What the task requires.
Below are records; reproduce exactly the lines from the one that has "Output the web" through the one that has "const y = d3.scaleLinear().domain([0, 3.5]).range([339, 70]);", ends included, and nothing more.

>> start

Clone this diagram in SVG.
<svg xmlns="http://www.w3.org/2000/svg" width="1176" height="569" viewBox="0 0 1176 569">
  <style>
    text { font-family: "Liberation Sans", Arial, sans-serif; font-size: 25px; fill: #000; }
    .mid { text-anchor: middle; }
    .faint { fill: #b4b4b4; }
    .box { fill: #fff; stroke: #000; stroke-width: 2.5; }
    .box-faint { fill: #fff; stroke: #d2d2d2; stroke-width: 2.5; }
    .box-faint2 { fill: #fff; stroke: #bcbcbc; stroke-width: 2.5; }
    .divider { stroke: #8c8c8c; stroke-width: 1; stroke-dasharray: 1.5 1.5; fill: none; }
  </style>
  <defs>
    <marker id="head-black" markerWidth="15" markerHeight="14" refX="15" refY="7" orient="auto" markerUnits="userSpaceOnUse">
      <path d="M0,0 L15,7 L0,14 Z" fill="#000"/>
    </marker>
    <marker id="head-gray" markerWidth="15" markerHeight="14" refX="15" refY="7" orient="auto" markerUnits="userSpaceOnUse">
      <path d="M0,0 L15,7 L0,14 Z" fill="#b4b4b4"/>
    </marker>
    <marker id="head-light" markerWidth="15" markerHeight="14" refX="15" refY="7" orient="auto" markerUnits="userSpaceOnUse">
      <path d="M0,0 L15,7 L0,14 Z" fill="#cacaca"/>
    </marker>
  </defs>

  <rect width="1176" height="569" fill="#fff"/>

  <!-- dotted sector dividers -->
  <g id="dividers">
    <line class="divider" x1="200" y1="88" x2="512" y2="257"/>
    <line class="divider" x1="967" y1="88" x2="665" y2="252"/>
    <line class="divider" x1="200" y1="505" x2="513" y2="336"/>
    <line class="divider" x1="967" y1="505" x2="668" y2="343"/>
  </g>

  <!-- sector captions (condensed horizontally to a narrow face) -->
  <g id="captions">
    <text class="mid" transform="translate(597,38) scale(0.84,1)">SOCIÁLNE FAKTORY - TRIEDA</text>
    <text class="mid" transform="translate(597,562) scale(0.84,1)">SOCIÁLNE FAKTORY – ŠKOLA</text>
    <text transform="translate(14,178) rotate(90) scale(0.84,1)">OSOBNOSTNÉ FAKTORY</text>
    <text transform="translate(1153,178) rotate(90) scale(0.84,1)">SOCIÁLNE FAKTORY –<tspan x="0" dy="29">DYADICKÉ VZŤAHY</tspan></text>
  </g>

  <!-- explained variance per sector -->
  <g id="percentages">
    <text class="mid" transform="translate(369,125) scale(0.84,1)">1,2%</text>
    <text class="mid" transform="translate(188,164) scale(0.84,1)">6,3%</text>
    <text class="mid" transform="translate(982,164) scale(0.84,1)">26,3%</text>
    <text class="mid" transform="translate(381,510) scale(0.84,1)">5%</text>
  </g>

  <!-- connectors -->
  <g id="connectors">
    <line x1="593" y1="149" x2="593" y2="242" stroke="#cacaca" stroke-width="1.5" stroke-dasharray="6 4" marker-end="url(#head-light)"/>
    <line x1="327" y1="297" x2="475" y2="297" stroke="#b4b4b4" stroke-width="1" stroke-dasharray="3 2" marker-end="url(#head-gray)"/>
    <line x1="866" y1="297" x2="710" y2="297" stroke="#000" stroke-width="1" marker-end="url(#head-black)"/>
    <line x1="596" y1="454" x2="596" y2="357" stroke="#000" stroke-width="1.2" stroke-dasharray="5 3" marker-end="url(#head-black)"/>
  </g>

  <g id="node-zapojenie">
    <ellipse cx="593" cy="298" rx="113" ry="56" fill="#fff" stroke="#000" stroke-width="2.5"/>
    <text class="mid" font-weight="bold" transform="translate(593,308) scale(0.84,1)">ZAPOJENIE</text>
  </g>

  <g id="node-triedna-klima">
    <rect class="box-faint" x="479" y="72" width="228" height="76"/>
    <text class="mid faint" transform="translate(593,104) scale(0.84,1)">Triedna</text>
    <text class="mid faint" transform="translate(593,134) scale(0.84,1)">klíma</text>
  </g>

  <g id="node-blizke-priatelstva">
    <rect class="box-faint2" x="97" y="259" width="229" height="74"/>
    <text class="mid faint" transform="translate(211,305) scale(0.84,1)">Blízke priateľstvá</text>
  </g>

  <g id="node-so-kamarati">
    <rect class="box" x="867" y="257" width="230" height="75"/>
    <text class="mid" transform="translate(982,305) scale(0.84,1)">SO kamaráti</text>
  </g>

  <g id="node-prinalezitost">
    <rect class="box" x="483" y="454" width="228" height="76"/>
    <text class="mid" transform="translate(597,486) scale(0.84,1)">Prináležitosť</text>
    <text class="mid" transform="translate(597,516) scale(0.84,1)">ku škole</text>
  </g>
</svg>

>> end
>> start

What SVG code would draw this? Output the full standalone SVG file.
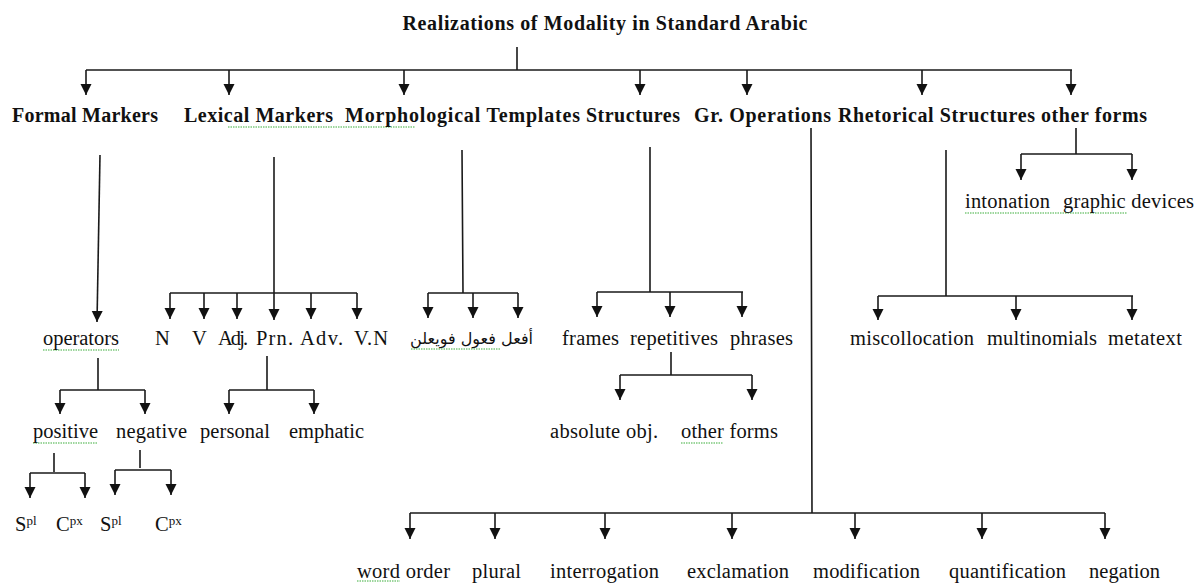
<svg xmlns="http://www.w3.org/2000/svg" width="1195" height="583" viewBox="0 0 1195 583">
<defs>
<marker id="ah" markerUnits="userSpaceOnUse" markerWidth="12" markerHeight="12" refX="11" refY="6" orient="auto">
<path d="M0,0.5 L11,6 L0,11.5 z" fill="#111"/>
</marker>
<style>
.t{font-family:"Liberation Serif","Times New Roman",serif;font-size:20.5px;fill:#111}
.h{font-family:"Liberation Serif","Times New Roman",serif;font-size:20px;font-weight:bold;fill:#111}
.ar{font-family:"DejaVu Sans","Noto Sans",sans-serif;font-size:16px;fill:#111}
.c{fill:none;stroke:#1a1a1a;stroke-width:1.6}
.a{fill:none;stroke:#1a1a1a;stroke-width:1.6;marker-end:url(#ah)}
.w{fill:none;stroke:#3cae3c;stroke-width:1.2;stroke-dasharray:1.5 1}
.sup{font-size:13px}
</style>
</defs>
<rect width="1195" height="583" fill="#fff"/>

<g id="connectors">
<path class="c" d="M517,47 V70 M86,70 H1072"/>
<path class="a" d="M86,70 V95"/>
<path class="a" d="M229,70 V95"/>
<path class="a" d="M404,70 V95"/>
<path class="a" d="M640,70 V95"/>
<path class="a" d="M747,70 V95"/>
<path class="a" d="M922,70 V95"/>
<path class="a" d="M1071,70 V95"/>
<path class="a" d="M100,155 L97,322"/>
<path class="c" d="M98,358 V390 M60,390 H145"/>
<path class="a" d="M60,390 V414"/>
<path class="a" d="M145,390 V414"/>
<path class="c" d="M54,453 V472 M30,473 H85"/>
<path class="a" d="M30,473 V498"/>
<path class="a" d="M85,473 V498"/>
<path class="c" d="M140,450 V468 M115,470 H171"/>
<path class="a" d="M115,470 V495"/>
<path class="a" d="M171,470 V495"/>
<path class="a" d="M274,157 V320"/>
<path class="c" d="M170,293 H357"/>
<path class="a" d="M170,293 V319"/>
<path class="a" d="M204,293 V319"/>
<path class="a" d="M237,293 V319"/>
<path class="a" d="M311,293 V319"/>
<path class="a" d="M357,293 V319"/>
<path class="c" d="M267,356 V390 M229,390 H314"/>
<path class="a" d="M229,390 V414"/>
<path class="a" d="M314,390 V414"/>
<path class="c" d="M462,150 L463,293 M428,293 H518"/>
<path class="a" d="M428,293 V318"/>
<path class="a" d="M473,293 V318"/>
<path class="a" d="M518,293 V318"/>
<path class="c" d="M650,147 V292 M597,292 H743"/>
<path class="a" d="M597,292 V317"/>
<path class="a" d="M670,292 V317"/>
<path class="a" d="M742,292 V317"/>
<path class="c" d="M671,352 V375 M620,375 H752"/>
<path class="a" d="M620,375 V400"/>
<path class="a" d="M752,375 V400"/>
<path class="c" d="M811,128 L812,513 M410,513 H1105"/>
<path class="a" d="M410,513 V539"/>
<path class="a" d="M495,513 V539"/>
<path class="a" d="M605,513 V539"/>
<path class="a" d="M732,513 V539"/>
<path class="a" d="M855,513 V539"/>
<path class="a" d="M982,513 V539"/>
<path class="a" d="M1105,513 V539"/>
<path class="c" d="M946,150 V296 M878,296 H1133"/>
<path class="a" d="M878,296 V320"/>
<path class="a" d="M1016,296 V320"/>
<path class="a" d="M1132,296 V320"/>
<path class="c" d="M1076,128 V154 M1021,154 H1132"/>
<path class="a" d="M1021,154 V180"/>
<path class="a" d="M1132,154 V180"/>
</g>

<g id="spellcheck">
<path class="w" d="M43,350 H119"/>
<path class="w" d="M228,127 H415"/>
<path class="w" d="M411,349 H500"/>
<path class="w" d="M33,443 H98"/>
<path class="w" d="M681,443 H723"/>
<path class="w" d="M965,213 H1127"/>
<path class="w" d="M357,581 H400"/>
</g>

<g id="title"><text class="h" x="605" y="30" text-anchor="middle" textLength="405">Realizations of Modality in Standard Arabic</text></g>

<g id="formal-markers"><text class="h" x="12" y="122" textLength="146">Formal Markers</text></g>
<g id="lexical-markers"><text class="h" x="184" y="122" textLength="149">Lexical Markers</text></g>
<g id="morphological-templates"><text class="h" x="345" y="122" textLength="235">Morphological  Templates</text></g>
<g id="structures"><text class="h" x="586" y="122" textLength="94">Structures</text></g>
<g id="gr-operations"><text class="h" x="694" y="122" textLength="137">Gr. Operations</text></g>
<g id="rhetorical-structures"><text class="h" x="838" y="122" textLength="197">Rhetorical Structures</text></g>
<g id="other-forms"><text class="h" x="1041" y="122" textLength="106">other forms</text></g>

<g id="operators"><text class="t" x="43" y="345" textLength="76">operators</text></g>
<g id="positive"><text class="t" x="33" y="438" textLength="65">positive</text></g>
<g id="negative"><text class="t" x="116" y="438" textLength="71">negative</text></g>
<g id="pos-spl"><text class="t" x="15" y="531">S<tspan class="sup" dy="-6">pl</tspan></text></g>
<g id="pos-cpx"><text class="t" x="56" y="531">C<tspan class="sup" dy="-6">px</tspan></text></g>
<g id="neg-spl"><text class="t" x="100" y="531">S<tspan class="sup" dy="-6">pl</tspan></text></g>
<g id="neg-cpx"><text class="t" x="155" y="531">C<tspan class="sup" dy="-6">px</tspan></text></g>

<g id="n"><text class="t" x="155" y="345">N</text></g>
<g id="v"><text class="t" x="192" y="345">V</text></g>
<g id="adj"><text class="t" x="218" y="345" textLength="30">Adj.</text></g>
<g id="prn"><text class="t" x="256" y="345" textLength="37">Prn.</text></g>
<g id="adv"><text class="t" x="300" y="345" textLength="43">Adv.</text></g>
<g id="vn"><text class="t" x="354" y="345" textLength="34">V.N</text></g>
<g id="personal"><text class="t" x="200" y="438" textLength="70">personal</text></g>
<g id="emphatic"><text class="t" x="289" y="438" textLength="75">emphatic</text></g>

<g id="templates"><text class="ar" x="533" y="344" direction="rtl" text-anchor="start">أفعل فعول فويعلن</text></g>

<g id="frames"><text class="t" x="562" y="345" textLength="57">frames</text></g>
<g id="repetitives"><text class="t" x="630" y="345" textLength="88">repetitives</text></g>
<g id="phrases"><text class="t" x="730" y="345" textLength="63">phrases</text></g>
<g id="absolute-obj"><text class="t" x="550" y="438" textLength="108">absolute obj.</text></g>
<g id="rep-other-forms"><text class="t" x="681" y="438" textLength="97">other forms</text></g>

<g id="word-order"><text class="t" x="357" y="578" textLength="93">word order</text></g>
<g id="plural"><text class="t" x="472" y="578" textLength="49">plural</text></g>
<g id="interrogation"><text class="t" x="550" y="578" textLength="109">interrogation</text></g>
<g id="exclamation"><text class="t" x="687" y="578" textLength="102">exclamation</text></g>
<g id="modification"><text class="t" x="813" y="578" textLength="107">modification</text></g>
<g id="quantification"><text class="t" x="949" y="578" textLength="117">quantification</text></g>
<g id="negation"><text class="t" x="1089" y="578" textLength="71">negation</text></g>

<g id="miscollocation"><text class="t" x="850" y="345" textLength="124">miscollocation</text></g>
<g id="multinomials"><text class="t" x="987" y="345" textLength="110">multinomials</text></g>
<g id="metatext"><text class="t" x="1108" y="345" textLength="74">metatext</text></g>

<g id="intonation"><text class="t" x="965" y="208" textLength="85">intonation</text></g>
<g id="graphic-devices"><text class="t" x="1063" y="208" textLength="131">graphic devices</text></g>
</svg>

>> end
>> start

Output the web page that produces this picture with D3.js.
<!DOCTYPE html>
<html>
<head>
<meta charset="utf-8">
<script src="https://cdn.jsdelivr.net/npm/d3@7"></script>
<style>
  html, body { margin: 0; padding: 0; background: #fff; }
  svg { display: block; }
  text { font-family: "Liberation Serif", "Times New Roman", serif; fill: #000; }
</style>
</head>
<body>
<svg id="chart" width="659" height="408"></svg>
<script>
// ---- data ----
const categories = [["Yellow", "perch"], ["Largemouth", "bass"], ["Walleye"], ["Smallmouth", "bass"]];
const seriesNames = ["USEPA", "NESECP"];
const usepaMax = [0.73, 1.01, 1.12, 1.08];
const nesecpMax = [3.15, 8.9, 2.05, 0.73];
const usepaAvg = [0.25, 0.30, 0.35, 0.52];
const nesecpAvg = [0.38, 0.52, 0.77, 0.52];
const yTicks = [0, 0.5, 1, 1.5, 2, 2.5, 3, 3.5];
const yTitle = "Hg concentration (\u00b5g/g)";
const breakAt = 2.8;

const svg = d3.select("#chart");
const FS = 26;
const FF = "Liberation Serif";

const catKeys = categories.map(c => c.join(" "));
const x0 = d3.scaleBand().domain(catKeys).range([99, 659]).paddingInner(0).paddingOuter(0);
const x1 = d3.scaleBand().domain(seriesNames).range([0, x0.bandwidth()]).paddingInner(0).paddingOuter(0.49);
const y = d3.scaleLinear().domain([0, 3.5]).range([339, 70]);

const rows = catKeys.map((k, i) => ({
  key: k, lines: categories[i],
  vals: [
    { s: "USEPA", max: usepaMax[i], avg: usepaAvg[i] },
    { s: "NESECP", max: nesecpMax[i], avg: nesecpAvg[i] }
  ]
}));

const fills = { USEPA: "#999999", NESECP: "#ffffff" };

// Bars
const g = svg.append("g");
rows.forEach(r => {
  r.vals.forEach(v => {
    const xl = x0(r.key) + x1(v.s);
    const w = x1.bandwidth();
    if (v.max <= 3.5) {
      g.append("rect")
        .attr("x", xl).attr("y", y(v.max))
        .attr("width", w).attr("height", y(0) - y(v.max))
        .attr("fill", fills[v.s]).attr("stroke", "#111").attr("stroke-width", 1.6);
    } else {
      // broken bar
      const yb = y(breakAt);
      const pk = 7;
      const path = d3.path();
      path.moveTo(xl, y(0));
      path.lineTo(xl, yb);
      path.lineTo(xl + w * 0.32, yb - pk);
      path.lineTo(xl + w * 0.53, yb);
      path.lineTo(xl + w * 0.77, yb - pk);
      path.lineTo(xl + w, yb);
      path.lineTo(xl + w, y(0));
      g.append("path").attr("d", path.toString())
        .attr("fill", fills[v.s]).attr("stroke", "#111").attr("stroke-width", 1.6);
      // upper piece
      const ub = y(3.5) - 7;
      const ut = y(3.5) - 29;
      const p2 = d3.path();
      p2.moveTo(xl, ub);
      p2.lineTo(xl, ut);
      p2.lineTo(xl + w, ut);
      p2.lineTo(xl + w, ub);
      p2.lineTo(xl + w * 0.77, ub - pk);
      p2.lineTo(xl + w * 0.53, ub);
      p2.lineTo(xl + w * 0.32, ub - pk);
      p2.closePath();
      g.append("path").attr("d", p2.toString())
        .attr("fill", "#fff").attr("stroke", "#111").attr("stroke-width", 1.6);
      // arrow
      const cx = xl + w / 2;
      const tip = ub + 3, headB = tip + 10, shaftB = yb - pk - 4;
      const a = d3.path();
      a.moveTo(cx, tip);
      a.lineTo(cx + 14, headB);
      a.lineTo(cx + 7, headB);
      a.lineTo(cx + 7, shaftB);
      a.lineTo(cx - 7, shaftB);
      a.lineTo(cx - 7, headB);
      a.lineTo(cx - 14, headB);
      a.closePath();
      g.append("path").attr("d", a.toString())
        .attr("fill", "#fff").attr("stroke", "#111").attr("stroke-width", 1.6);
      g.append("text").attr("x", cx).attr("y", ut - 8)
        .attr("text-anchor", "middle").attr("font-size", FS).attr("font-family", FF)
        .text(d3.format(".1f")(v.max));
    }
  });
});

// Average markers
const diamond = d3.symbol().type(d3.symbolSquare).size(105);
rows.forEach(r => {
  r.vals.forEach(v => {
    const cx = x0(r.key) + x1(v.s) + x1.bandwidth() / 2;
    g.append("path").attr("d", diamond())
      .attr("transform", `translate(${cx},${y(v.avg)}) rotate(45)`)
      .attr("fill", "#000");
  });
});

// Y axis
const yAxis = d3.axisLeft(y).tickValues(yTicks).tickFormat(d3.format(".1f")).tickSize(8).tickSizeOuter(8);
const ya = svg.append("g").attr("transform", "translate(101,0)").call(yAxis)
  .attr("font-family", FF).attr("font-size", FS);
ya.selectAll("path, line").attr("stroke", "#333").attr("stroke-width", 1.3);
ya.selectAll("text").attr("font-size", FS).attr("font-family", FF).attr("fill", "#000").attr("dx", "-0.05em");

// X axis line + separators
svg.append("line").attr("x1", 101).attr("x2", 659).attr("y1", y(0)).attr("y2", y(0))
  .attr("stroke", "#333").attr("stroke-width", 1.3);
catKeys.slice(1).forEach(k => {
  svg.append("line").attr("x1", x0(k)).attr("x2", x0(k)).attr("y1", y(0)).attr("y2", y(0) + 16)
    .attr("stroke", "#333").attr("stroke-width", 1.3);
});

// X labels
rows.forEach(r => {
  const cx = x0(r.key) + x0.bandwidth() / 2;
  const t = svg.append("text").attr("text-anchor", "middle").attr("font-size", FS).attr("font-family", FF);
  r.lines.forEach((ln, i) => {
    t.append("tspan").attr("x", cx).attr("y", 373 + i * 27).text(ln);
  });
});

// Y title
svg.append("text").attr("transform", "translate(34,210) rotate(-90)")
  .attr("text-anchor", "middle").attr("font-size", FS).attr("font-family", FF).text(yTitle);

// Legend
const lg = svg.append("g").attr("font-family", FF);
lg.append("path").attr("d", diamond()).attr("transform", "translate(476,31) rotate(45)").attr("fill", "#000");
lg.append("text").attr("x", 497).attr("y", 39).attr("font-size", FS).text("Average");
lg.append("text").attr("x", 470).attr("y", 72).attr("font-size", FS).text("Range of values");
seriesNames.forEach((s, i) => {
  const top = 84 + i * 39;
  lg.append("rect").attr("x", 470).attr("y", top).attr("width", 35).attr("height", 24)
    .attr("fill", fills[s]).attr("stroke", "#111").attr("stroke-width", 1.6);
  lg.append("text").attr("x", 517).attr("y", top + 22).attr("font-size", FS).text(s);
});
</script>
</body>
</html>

>> end

Completed exercise.
Output the web page that produces this picture with D3.js.
<!DOCTYPE html>
<html>
<head>
<meta charset="utf-8">
<script src="https://cdn.jsdelivr.net/npm/d3@7"></script>
<style>
  html, body { margin: 0; padding: 0; background: #fff; }
  svg { display: block; }
  text { font-family: "Liberation Serif", "Times New Roman", serif; fill: #000; }
</style>
</head>
<body>
<svg id="chart" width="659" height="408"></svg>
<script>
// ---- data ----
const categories = [["Yellow", "perch"], ["Largemouth", "bass"], ["Walleye"], ["Smallmouth", "bass"]];
const seriesNames = ["USEPA", "NESECP"];
const usepaMax = [0.73, 1.01, 1.12, 1.08];
const nesecpMax = [3.15, 8.9, 2.05, 0.73];
const usepaAvg = [0.25, 0.30, 0.35, 0.52];
const nesecpAvg = [0.38, 0.52, 0.77, 0.52];
const yTicks = [0, 0.5, 1, 1.5, 2, 2.5, 3, 3.5];
const yTitle = "Hg concentration (\u00b5g/g)";
const breakAt = 2.8;

const svg = d3.select("#chart");
const FS = 26;
const FF = "Liberation Serif";

const catKeys = categories.map(c => c.join(" "));
const x0 = d3.scaleBand().domain(catKeys).range([99, 659]).paddingInner(0).paddingOuter(0);
const x1 = d3.scaleBand().domain(seriesNames).range([0, x0.bandwidth()]).paddingInner(0).paddingOuter(0.49);
const y = d3.scaleLinear().domain([0, 3.5]).range([339, 70]);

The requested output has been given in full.